In a study recently released by the U.S. Environmental Protection Agency, Washington had the second-highest total of Energy Star-certified buildings in the United States, with 462 buildings. While Los Angeles had the highest number in this survey, with 528 buildings, topping the list for the fifth straight year, the District is less than one-sixth the size of Los Angeles.
Other cities farther down the the top 10 Energy Star list are mostly much larger that the District as well. They include Chicago (353 buildings), New York (325), Atlanta (304), San Francisco (291), Houston (241), Dallas-Ft. Worth (214), Phoenix (202) and Boston (188).

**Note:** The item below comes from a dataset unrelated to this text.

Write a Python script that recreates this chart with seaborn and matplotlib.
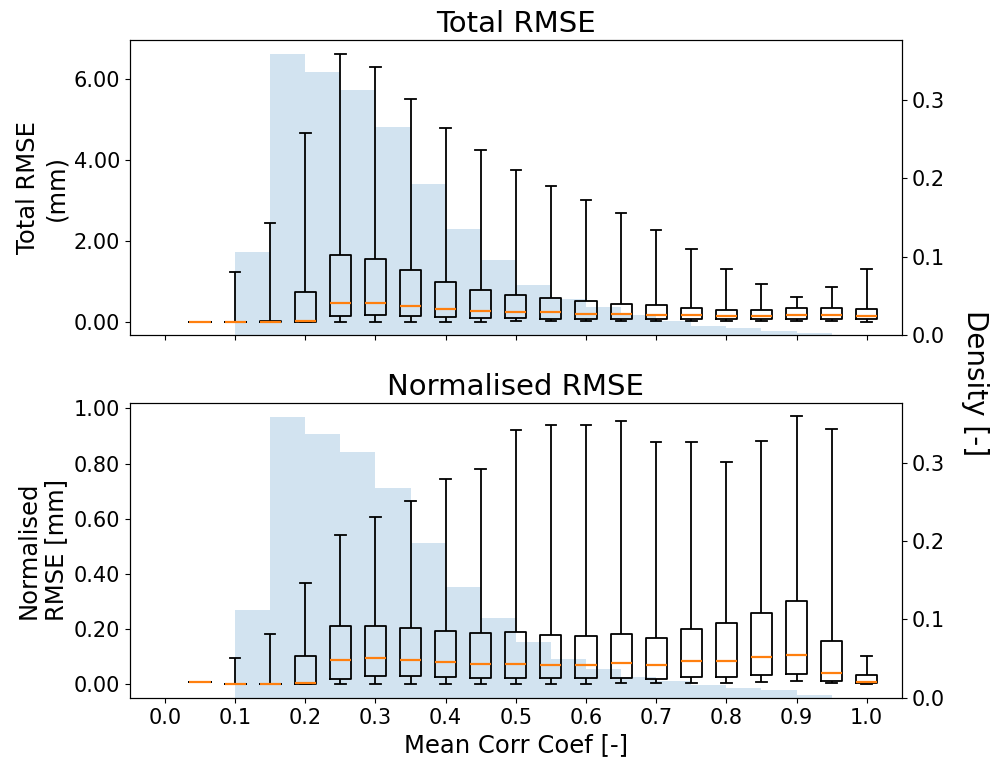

Beyond the current Energy Star ratings, D.C. also has some ambitious plans to become even greener over the next two decades. The city recenlty released its Sustainable D.C. plan, setting a goal of becoming “the greenest, healthiest and most livable city in the U.S.” by 2032. As bold a plan as this is, however, much of the implementation could be severely curtailed by sequestration budget cuts. The District, after all, is one of the most dependent cities in the country on federal dollars, few of which are flowing out of Capitol Hill these days.
Chicago, which reached third place on the list, has been a fast riser on the Energy Star list, starting in sixth place in 2008 and adding new certified buildings at an average pace of 32 percent each year, EPA says. Phoenix broke into the top 10 for the first time this year, and Boston, which joined the list in 2010, was able to hold on to 10th place.
In 2012, the EPA report said, more than 20,000 Energy Star certified buildings in the U.S. helped save more than $2.7 billion in annual utility bills and prevented greenhouse gas emissions that would have been equivalent to the electricity use of more than 2 million homes. Energy use in commercial buildings accounts for 17 percent of the country’s greenhouse gas emissions.
EPA said it continues to see an increase in applications for Energy Star certification each year, which has led to an increase in certifications by more than 24 percent compared to 2011, or 3 billion square feet nationwide. In 2012 alone, more than 8,200 buildings earned Energy Star certification.
To earn an Energy Star rating, commercial buildings must perform in the top 25 percent of similar buildings nationwide. Certified buildings, EPA says, use an average of 35 percent less energy and are responsible for 35 percent fewer greenhouse gas emissions than average buildings.